Are what point do they stop pretending and just make it a pure linux platform with a different packaging format for any linux app to run in? They are doing it with CROS (or whatever the new Chrome on Linux OS is being called) and maybe it's time to do it with Android. Running a VM just seems quite wasteful.
But Google would much rather keep all of the data for themselves. If you could actually control what’s happening in your phone, it could interfere with Google’s main business model.
Termux: "Look at what they have to do to mimic a fraction of our power"
Maybe they could rather fix AOSP. Based on that recent LTT video Google doesn't really give a fuck about it anymore.
I just recently bought 2 phones (one returned, other isn't far from that), one with A14 the other with A13. Changing minimum width to >600dp (to simulate a tablet (larger screen) and trigger tablet mode) has very wild results now. I mean like overlapping icons in notification shade, completely non-functional 3 button navigation, app tray squished to less than width of 1 icon (completely unusable), icons getting off-screen, gesture navigation occasionally not working either, notification shade icons and notifications offset from their background (just a visual problem) and a lot of wasted space everywhere.

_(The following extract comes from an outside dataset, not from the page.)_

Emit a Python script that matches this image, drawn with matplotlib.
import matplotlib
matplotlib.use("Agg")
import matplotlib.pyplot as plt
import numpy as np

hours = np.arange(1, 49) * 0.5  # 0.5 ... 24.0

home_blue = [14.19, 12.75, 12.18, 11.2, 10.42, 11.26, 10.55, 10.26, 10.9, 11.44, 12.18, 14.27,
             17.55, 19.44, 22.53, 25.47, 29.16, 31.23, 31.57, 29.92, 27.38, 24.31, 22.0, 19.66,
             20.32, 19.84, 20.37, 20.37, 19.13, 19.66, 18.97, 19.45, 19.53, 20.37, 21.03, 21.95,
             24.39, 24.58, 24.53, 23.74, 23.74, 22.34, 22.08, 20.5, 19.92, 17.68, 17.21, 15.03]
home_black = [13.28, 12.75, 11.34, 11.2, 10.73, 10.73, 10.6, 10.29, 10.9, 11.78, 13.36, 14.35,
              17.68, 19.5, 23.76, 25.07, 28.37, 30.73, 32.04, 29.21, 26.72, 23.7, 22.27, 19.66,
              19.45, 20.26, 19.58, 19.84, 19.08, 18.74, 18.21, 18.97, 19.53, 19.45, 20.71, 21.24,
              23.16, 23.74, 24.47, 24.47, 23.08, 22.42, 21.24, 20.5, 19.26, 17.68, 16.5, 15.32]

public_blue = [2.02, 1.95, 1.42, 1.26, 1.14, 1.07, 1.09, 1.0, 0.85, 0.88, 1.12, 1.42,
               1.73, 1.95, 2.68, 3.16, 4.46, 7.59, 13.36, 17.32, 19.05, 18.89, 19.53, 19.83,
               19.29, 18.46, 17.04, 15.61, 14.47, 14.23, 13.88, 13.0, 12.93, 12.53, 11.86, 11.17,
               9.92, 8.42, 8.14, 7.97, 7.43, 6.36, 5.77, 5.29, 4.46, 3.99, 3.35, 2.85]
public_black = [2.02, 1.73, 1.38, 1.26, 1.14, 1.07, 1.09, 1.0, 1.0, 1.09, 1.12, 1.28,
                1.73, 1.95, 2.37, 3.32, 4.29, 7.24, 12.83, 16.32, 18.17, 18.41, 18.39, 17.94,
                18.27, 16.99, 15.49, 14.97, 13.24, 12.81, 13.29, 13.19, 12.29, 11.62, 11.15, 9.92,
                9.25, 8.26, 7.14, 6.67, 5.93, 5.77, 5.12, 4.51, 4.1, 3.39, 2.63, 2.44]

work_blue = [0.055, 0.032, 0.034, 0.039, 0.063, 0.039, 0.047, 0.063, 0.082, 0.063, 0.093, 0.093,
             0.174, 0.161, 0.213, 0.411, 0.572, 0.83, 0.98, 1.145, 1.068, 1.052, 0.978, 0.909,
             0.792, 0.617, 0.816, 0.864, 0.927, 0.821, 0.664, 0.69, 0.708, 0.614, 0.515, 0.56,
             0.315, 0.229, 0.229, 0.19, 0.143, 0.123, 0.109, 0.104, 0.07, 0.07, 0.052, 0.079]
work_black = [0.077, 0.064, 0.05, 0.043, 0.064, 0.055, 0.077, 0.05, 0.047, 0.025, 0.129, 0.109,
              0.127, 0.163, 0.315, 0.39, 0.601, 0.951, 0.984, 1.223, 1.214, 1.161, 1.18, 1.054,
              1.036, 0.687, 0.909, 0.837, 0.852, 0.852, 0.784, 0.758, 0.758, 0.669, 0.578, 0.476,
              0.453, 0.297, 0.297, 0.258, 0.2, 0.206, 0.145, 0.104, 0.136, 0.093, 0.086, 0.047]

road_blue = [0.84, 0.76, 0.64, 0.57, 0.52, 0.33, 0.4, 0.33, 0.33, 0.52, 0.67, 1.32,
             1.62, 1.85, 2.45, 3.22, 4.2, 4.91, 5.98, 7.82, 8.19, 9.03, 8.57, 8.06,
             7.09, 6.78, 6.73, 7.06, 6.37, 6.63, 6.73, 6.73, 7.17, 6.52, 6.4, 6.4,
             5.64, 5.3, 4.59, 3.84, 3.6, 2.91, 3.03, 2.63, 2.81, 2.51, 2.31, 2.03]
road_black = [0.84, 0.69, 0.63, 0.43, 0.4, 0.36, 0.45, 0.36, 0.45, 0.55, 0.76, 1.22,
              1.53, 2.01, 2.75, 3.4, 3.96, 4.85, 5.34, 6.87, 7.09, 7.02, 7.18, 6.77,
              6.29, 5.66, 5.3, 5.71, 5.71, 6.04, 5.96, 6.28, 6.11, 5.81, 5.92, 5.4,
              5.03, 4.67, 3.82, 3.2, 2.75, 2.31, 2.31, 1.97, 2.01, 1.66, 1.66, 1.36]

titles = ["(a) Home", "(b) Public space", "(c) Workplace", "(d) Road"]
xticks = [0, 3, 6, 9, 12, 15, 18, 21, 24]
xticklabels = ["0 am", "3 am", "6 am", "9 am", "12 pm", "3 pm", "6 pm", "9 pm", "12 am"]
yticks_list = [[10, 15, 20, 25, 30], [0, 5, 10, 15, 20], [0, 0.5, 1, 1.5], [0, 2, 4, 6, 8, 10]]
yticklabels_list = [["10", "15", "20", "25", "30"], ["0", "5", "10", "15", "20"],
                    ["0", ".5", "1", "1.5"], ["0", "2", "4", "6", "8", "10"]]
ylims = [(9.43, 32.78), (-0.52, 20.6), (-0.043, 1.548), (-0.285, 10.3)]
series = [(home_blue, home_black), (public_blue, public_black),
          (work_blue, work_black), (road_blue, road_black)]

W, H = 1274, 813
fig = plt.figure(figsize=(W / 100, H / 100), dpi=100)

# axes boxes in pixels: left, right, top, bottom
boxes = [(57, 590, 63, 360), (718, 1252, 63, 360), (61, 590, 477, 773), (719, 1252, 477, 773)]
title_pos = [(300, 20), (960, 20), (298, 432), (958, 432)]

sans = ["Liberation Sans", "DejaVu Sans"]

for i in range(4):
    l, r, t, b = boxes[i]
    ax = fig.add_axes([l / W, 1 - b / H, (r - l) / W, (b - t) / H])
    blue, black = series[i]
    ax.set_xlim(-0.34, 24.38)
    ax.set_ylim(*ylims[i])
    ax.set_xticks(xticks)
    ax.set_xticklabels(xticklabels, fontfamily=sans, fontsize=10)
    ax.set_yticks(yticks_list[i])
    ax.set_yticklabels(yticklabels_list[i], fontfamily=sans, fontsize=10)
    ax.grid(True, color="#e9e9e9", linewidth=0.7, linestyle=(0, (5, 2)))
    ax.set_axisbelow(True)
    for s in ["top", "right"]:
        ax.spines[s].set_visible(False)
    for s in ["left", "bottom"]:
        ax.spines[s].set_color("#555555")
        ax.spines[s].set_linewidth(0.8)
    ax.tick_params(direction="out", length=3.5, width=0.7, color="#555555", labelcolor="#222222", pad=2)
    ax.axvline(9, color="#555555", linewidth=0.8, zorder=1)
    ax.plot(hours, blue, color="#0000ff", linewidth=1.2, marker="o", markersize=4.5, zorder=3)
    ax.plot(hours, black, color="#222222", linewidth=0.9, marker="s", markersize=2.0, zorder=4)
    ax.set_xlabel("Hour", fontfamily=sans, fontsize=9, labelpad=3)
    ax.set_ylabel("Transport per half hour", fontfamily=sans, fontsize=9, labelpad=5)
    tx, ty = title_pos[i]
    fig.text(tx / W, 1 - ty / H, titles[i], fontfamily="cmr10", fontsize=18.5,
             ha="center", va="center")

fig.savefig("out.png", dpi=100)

Sure, it's in developer settings, but so far whenever I did something to this in up to Android 11 including, the phone just beautifully adjusted to this and everything suddenly made more sense on a large screen.
Though maybe I was just lucky?
I am currently typing this on an old Moto G5s Plus (2017) with the now discontinued PixelExperience (11) ROM. My last bug-free Android experience. I can even route hotspot over a VPN, how cool is that.
They are using a VM I think, and they will have Wayland compatibility and app launcher integration like ChromeOS I assume, while still giving you terminal access to that OS.
So it will be better than Termux + some distro + some VNC viewer.